Merely producing enormous amounts of code is not enough. The potential for losses---human, environmental, and financial---with these computer-controlled systems makes quality of paramount importance. Virtually all non-trivial software has errors in it, and we do not currently have the capability to locate and correct these errors. We are putting reliance on human products that we cannot demonstrate are trustworthy, and it is getting worse as the complexity of the systems we attempt to build increases.
While the U.S. has been ahead of the rest of the world in software engineering, this situation is starting to change. The EEC countries and the Japanese are catching up and may be ahead in achieving high quality levels. Currently, the Japanese outstrip the U.S. in quality and productivity for relatively simple software systems, and they are now working on the engineering of more complex systems. The EEC countries have launched major initiatives in software engineering, including applying mathematical techniques to software, and are now ahead of the U.S. in this and other areas. The center of gravity of software engineering research in general may now have shifted to Europe.
Why the Problems
Although major initiatives are currently missing, certainly a great deal of effort has been and still is being applied to these problems. Why are we still having trouble building embedded software?
One answer to this question is that we have made progress, but the problems we are facing are increasing at a faster rate. The term ``software crisis'' to describe the problems of software engineering was introduced in the late 1960s and still is being used. However, this usage is misleading. Today we have relatively few problems building the typical software systems of the 1960s. Man's reach always outdistances his grasp---as we learn how to build one type of software system successfully, we immediately want to accomplish more.
But we cannot blame all our limitations on increasing expectations. Although a large number of researchers have been working on software engineering, their results have had limited use in real systems. There may be several reasons for this.
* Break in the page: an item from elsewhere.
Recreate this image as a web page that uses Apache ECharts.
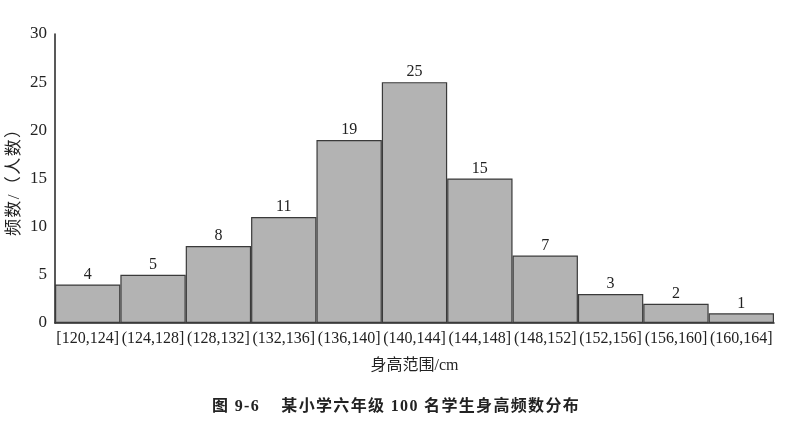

First, academic researchers have concentrated on the mathematical aspects of problems and solutions while ignoring human factors and the necessarily informal aspects of software development. While mathematical techniques are useful in some parts of the process, informal techniques will always be a large part (if not the majority) of any software development effort, and, indeed, most engineering projects in general. Researchers often focus exclusively on formal or on informal aspects of software development without considering their interaction.